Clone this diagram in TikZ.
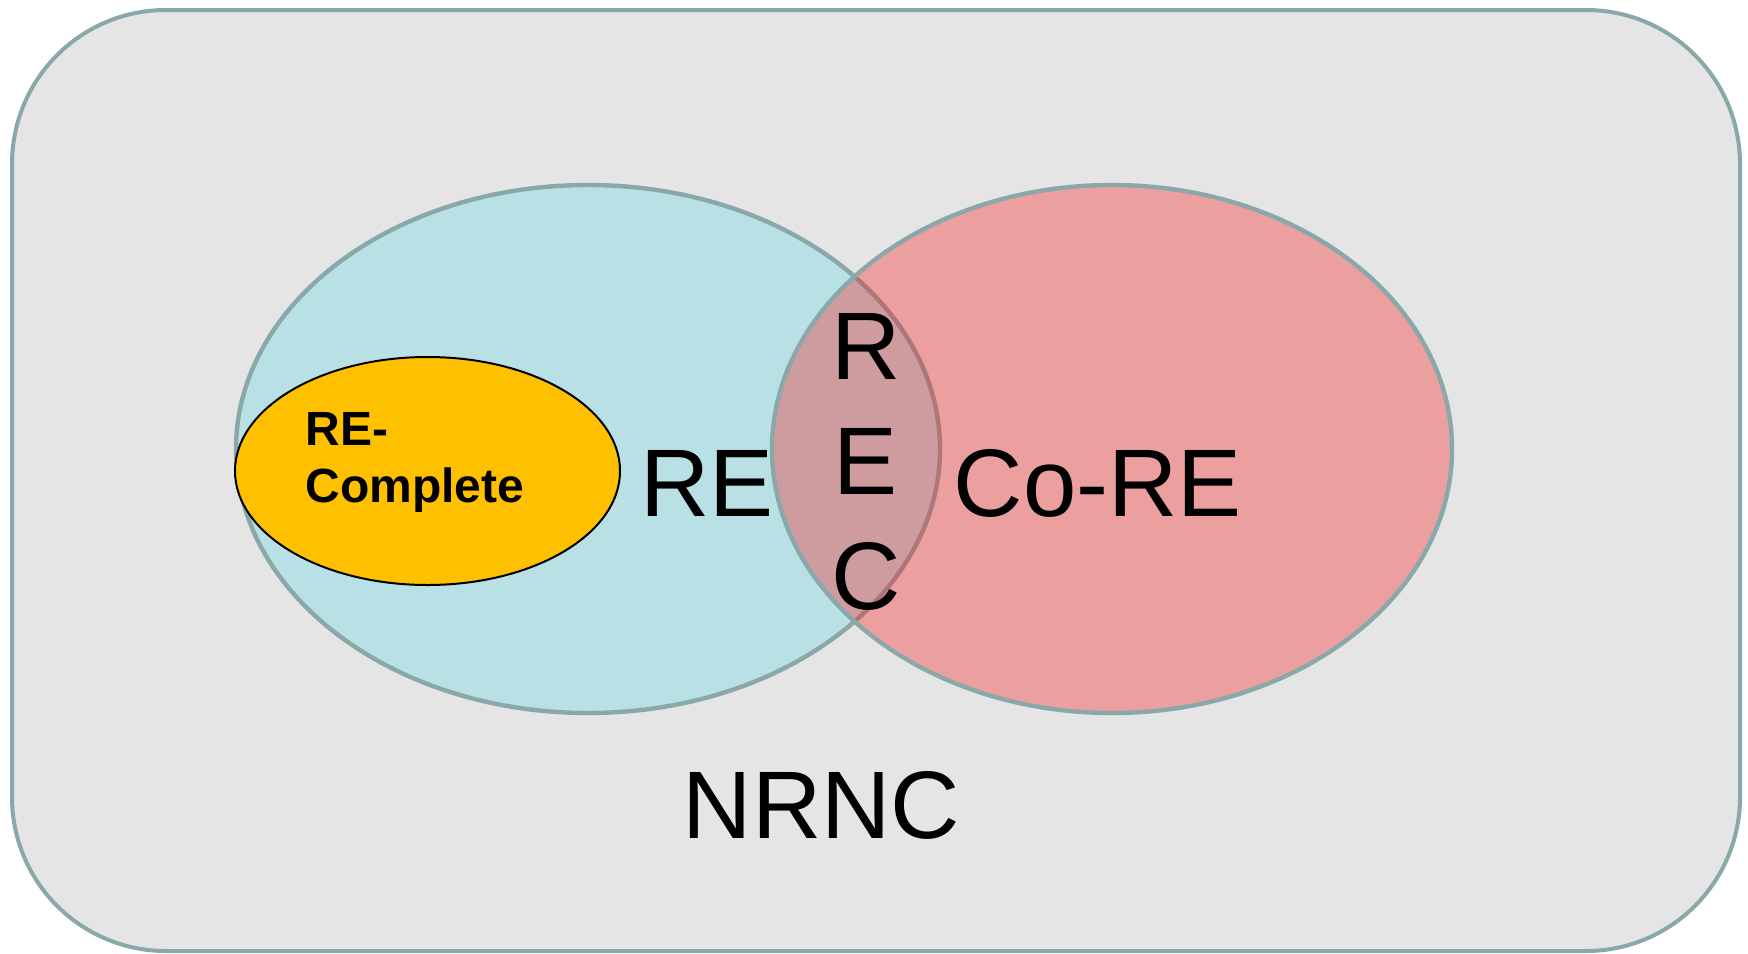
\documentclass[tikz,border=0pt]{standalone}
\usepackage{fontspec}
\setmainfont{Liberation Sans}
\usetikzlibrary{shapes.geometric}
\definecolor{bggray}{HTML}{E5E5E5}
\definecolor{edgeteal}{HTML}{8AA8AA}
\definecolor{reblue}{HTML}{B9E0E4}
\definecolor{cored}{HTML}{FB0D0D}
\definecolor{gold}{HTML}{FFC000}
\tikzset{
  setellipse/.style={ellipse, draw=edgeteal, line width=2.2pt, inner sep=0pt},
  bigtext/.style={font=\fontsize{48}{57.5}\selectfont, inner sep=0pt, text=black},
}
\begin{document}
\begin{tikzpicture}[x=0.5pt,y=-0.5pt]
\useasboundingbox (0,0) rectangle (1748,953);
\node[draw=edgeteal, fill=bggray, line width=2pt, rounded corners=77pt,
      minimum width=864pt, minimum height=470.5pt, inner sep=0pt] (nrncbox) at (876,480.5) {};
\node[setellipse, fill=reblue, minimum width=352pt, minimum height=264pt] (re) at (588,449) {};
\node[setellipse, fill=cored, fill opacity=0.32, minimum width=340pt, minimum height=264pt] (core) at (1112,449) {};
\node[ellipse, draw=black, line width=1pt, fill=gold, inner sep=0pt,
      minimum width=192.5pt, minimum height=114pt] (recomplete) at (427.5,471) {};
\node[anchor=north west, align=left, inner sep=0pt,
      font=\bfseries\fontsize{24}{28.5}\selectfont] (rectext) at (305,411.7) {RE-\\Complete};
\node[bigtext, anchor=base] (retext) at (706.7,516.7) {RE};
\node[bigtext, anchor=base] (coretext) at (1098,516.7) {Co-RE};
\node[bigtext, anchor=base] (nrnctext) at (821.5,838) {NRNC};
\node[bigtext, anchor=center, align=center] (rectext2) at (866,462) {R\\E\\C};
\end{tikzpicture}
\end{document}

- - -

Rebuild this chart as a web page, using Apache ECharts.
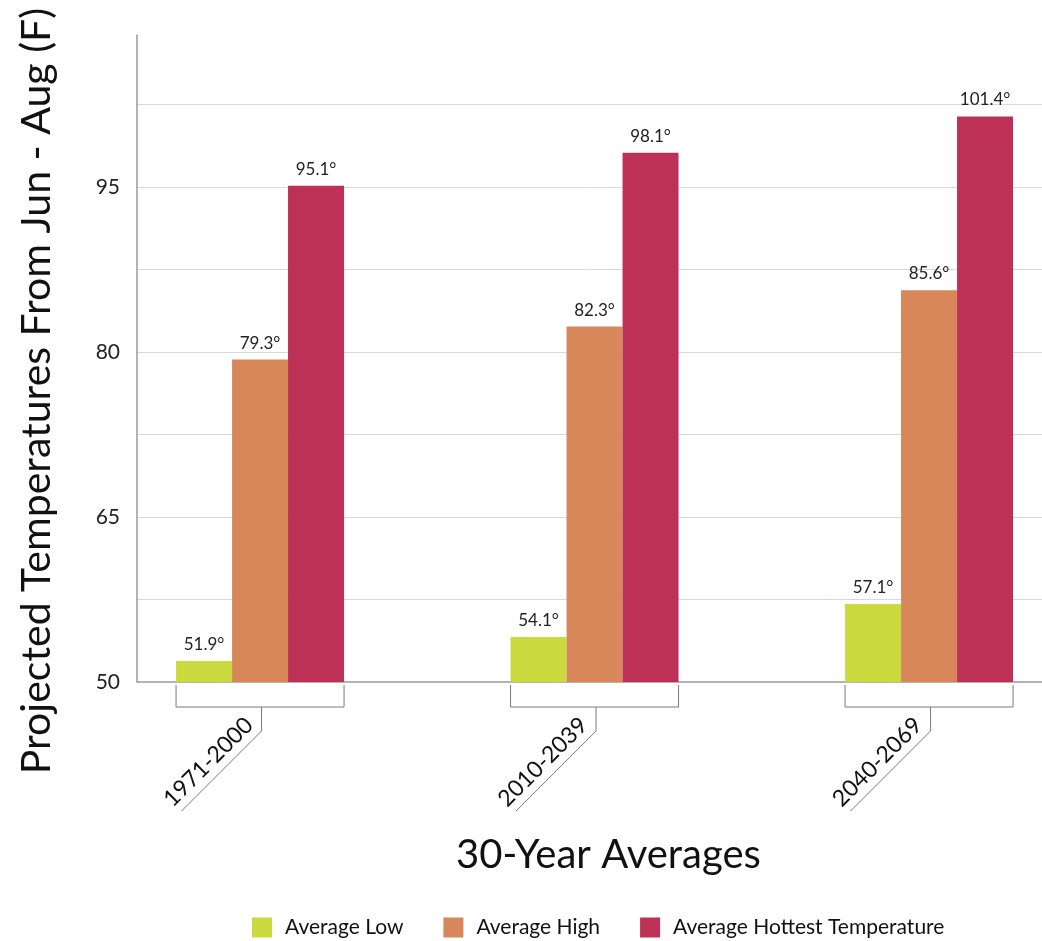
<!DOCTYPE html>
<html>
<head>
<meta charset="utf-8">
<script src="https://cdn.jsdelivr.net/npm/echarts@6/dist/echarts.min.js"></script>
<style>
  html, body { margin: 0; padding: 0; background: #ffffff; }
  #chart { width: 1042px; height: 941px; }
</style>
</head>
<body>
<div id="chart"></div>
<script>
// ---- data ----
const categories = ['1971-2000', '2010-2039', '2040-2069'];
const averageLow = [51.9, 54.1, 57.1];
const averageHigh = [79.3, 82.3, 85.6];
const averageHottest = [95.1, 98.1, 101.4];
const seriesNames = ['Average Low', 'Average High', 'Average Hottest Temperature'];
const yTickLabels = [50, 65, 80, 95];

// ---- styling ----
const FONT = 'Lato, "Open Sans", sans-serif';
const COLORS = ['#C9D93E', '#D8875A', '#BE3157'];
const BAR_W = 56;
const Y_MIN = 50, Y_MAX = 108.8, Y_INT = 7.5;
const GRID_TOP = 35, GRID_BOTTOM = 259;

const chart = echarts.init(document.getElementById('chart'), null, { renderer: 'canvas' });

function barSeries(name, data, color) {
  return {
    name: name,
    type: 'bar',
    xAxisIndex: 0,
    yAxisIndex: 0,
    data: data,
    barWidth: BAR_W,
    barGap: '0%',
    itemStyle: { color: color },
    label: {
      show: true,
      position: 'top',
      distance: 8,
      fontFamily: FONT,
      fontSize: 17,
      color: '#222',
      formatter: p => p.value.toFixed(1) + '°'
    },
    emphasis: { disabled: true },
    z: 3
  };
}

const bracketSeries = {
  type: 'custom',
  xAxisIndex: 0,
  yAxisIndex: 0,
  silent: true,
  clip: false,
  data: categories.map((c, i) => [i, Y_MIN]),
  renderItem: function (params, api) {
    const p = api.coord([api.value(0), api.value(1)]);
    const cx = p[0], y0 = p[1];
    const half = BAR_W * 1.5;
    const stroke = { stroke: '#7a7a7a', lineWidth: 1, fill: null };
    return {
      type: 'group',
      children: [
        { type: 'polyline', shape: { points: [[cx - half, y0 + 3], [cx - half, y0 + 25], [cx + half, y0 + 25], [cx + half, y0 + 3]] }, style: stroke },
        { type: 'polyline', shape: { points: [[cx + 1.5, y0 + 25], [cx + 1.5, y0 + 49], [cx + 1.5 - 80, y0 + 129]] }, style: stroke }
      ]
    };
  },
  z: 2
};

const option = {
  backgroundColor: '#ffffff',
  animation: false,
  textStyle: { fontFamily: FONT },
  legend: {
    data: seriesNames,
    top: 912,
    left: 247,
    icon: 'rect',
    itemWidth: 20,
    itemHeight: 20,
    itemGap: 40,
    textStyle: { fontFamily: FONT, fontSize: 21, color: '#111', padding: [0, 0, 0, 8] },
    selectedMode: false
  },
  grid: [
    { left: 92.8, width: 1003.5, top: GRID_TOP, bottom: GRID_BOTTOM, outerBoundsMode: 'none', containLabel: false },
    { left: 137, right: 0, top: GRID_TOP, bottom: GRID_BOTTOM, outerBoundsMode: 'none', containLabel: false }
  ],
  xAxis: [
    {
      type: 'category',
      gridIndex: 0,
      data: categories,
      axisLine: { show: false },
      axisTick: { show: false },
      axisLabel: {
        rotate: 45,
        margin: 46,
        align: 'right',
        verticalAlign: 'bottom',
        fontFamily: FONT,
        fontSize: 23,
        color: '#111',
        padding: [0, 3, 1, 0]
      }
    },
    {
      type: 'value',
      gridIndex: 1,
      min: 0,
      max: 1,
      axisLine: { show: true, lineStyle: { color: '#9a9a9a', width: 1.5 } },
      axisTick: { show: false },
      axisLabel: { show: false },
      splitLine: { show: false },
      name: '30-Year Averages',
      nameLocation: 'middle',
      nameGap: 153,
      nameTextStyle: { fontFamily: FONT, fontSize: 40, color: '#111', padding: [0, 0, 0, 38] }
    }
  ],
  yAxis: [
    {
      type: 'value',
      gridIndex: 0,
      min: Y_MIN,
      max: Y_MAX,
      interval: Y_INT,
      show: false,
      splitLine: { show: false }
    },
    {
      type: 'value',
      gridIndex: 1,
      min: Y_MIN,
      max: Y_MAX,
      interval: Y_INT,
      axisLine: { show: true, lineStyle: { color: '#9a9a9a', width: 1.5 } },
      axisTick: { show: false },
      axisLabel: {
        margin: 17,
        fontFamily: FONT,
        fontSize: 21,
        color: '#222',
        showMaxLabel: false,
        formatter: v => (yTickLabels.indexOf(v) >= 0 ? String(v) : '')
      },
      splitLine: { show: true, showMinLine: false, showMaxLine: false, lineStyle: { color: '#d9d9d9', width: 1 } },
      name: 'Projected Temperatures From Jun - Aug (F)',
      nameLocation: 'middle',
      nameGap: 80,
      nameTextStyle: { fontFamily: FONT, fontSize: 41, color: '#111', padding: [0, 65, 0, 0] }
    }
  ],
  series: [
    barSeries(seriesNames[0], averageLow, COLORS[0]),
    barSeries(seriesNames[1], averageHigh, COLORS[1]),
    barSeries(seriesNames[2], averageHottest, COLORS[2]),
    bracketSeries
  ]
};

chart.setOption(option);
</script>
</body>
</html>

- - -

> SET PROBLEM
Report each line in the data that holds the word "this".

> EXERCISE ANSWER
Clone this diagram in TikZ.
Rebuild this chart as a web page, using Apache ECharts.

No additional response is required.